To be fair, he is pointing at something real. Spinal compression under load is a genuine biomechanical phenomenon, and grip strength as a longevity marker has a legitimate research base. The problem is how loosely some of this is packaged, and whether the mechanism he describes actually holds up.
Does the science back this up?
Partially, but the mechanism is more complicated than the video lets on. Yes, hanging produces spinal traction, but calling it "decompression" in a clinically meaningful sense overstates what passive hanging actually does in a healthy spine after a training session.
Research on spinal traction has been mixed at best. A 2013 Cochrane Review (Wegner et al., Cochrane Database of Systematic Reviews) found insufficient evidence that traction meaningfully reduces pain or improves function in low back conditions. Intervertebral disc height does temporarily decrease under axial load and partially recovers with rest, but studies by Kingma et al. (2000, Spine) suggest this recovery is largely passive and time-dependent, not necessarily accelerated by hanging versus simply lying down. The grip strength and longevity claim, however, stands on firmer ground. Leong et al. (2015, The Lancet) found grip strength was a stronger predictor of cardiovascular mortality than systolic blood pressure across 17 countries.
What did they get wrong (or right)?
The grip strength and longevity claim is the strongest thing in this video and he deserves credit for it. The Leong et al. Lancet study is well-known and the association is robust across large populations.

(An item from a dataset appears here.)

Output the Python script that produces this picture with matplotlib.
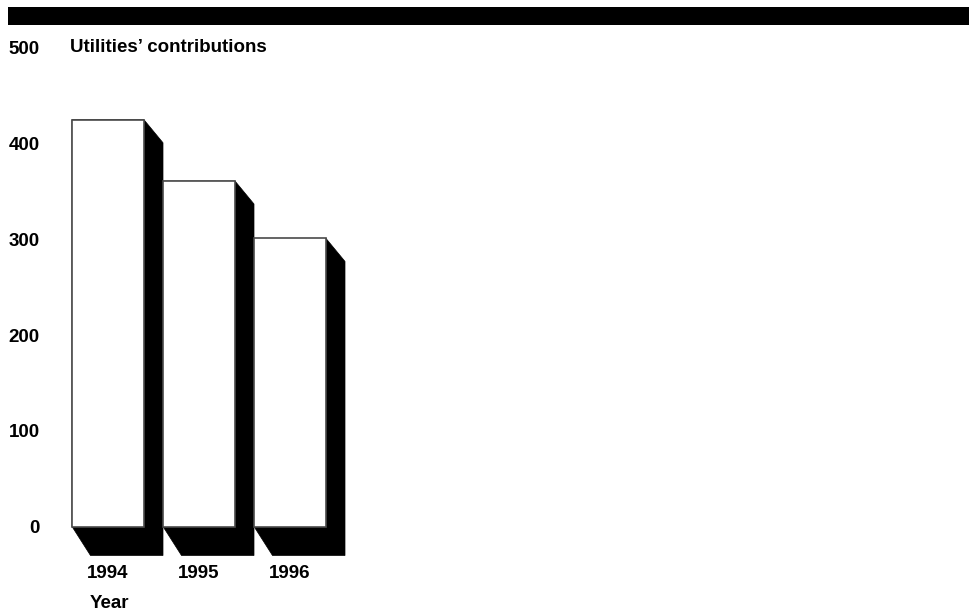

Where it gets shaky is the spinal decompression framing. Saying you need to hang after axial loading to "get it back in anatomical alignment" implies your spine is somehow out of alignment after deadlifts, which is not accurate for most people with healthy spines. Deadlifts performed with good form do not misalign a spine. The disc compression that occurs is normal, transient, and resolves with rest. The phrase "anatomical alignment" carries a chiropractic implication that the evidence does not really support as a necessary post-lifting intervention. Hanging feels good after heavy loading, and that is a fine reason to do it. But the mechanism being sold here is not what the science describes.
- Grip strength as longevity marker: accurate and well-supported
- Hanging after axial load for spinal health: plausible benefit but overstated mechanism
- "Anatomical alignment" framing: not supported by current spinal biomechanics research
What should you actually know?
Hanging and dead hangs are genuinely useful movements. They build grip strength, decompress the shoulder joint, and many people find them relieving after heavy loading. You do not need a complex mechanistic justification to include them in your training. They work as a practical complement to heavy pulling movements, and the grip strength benefits alone are worth the two minutes.
The longevity angle on grip strength is real. Bohannon (2019, Journal of Geriatric Physical Therapy) confirmed grip strength as a reliable clinical marker for overall muscle strength, functional status, and mortality risk. If you are doing heavy deadlifts, your grip is probably already getting trained. Adding hanging specifically develops that capacity further and there is no downside to it for most people.
What you should not take from this video is that your spine needs to be "put back" after lifting, or that you are accumulating structural damage that hanging corrects. If you are experiencing persistent spinal pain after loading, that warrants an evaluation, not a superset.